Tutto nasce nei mesi scorsi, quando il governo dispone per decreto che la Sogin, già Fabbricazioni Nucleari (Enea), avvii la dismissione del sito di Bosco nucleare-7Marengo, dove sono custoditi 550 fusti di combustibile nucleare. Immediata la protesta di Medicina democratica, Legambiente, Pro Natura e Movimento per la Decrescita Felice, che ricorrono al Tar del Piemonte: «Il decreto è illegittimo - sostengono - perché contrasta con la legge del 2003 che impone che i materiali radioattivi siano custoditi in un sito nazionale super-sicuro, peraltro non ancora individuato». Il Tar di Torino dà loro ragione, avviando una disputa tuttora aperta.
Per cercare di ribaltare il verdetto a proprio favore, la Sogin sostiene che le operazioni di smantellamento di Bosco Marengo hanno un “evidente carattere di pericolosità nazionale”, tanto da chiedere che la competenza giudiziale passi da Torino al Consiglio di Stato, a Roma. Solo il tempestivo intervento di Beppe Grillo, con il sostegno finanziario per le spese giudiziarie, consente agli ecologisti - già reduci da una raccolta di fondi per le prime spese legali - possano sostenere le loro ragioni, attraverso l’avvocato Mattia Crucioli, al tribunale amministrativo della capitale.
In attesa che il Consiglio di Stato emetta la sua sentenza - ritardata dalla documentazione aggiuntiva presentata in extremis dalla Sogin - gli ecologisti alessandrini ora passano al contrattacco e si rivolgono direttamente alla Procura della Repubblica. «Mentre il Parlamento approvava il rilancio governativo del nucleare in Italia (insicuro, antieconomico, inquinante), attraverso un esposto abbiamo chiesto alla Procura di Alessandria di verificare la sussistenza di ipotesi di reato nei lavori avviati a Bosco Marengo», afferma Lino Balza di Medicina democratica, portavoce della battaglia anti-nucleare di Alessandria.

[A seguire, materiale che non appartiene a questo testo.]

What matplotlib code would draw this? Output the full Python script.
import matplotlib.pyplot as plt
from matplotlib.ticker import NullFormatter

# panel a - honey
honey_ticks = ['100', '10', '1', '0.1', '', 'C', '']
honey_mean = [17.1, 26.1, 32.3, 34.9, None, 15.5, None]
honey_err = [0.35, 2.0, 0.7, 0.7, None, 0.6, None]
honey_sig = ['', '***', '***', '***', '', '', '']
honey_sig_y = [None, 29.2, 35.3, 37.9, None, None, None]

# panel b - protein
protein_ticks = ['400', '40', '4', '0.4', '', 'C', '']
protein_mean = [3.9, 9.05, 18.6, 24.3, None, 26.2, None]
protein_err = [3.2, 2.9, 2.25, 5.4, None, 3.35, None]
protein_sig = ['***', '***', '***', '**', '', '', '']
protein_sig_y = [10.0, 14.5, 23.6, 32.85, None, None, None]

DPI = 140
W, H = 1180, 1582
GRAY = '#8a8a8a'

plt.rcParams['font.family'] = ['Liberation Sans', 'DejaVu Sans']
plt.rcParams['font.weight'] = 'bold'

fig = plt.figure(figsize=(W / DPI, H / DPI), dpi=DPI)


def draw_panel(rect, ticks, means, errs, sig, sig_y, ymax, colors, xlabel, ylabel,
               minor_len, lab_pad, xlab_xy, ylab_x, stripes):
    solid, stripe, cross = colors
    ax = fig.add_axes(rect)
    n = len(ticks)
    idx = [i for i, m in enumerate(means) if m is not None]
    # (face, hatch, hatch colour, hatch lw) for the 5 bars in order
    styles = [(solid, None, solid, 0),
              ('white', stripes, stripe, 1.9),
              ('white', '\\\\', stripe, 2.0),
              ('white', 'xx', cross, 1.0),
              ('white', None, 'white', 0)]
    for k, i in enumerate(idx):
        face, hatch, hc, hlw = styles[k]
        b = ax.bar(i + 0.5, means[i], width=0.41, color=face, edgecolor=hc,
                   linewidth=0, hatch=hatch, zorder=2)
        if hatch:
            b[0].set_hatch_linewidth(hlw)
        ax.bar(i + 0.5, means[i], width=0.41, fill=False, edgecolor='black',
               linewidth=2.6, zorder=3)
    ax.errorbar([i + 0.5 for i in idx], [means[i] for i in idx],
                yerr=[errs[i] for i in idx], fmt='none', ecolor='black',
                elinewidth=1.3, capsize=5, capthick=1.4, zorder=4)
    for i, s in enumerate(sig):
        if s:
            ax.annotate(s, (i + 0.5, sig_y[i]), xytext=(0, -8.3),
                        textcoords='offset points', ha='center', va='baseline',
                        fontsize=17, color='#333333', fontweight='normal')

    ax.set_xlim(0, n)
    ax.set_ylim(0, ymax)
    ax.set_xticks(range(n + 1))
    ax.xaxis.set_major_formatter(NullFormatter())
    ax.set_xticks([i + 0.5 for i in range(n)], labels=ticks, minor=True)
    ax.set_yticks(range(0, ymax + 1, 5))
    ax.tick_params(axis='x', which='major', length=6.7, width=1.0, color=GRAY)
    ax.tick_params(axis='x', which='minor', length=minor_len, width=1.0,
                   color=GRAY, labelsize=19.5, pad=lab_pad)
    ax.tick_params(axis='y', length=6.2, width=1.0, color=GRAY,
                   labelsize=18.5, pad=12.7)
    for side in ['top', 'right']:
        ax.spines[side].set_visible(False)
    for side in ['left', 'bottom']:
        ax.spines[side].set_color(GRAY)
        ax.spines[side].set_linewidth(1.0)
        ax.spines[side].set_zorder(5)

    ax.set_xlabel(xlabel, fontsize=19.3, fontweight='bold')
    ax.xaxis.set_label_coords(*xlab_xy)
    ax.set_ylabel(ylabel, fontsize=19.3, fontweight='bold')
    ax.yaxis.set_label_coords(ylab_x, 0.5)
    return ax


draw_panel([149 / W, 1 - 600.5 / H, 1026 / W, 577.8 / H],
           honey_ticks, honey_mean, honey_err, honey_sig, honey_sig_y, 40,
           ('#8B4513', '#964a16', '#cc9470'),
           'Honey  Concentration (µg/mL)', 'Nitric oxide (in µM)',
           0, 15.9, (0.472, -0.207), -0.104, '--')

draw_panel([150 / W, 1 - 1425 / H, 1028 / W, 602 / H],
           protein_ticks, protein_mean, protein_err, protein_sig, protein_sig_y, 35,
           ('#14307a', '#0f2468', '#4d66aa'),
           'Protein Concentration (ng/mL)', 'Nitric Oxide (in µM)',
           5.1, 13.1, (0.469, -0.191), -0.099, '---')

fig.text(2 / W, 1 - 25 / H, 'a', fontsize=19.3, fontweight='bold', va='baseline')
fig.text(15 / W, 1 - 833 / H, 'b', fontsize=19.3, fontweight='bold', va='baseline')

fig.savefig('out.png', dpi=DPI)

Nel mirino degli ecologisti, le operazioni di smantellamento dell’impianto nucleare e il seppellimento «a tempo indeterminato» delle scorie radioattive, che farebbero di Bosco Marengo un deposito autorizzato: «Il primo fra quelli che Sogin, il braccio armato del governo, vuole imporre nel Paese». Di parere contrario le amministrazioni locali: Comune, Provincia e Regione sostengono che, dato che i fusti radioattivi sono già stoccati a Bosco Marengo, il loro “seppellimento” non ne aumenterebbe la pericolosità.
Un deposito necessariamente temporaneo, per la Regione, in attesa che l’Italia si doti di un sito sicuro per lo stoccaggio nucleare, preparandosi a ricevere entro il 2020 le scorie radioattive parcheggiate in Francia all’epoca in cui le centrali italiane erano attive. Non la pensano così gli ambientalisti: «Il sito di Bosco Marengo, definito temporaneo, in Italia rischierebbe di diventare permanente. E l’ok per Bosco Marengo aprirebbe la strada, a cascata, all’autorizzazione altrettanto “temporanea” degli altri siti nucleari italiani, dove sono custodite scorie di ben maggiore radioattività».
Per questo, quella di Bosco Marengo resta una trincea strategica, secondo gli ambientalisti alessandrini che ora si sono rivolti anche alla giustizia penale. «Dalla Procura - aggiunge Balza - ci aspettiamo che intervenga d’urgenza a sospendere i lavori che provocano grave pericolo a lavoratori, popolazione e ambiente, lavori decretati dal governo ma non consentiti dalla legge senza che sia stato prima predisposto l’apposito ultrasicuro deposito nazionale». Lavori non vagliati da una valutazione di impatto ambientale e, si teme, «privi addirittura delle prescritte autorizzazioni dell’Ispra (su piani operativi e progetti particolareggiati di disattivazione) per garantire sicurezza e radioprotezione». Anche per questo, Balza e colleghi si attendono che l’autorità giudiziaria alessandrina «ordini controlli medici e ambientali sugli effetti che l’avviamento di tali lavori può aver già provocato sulle persone e il territorio».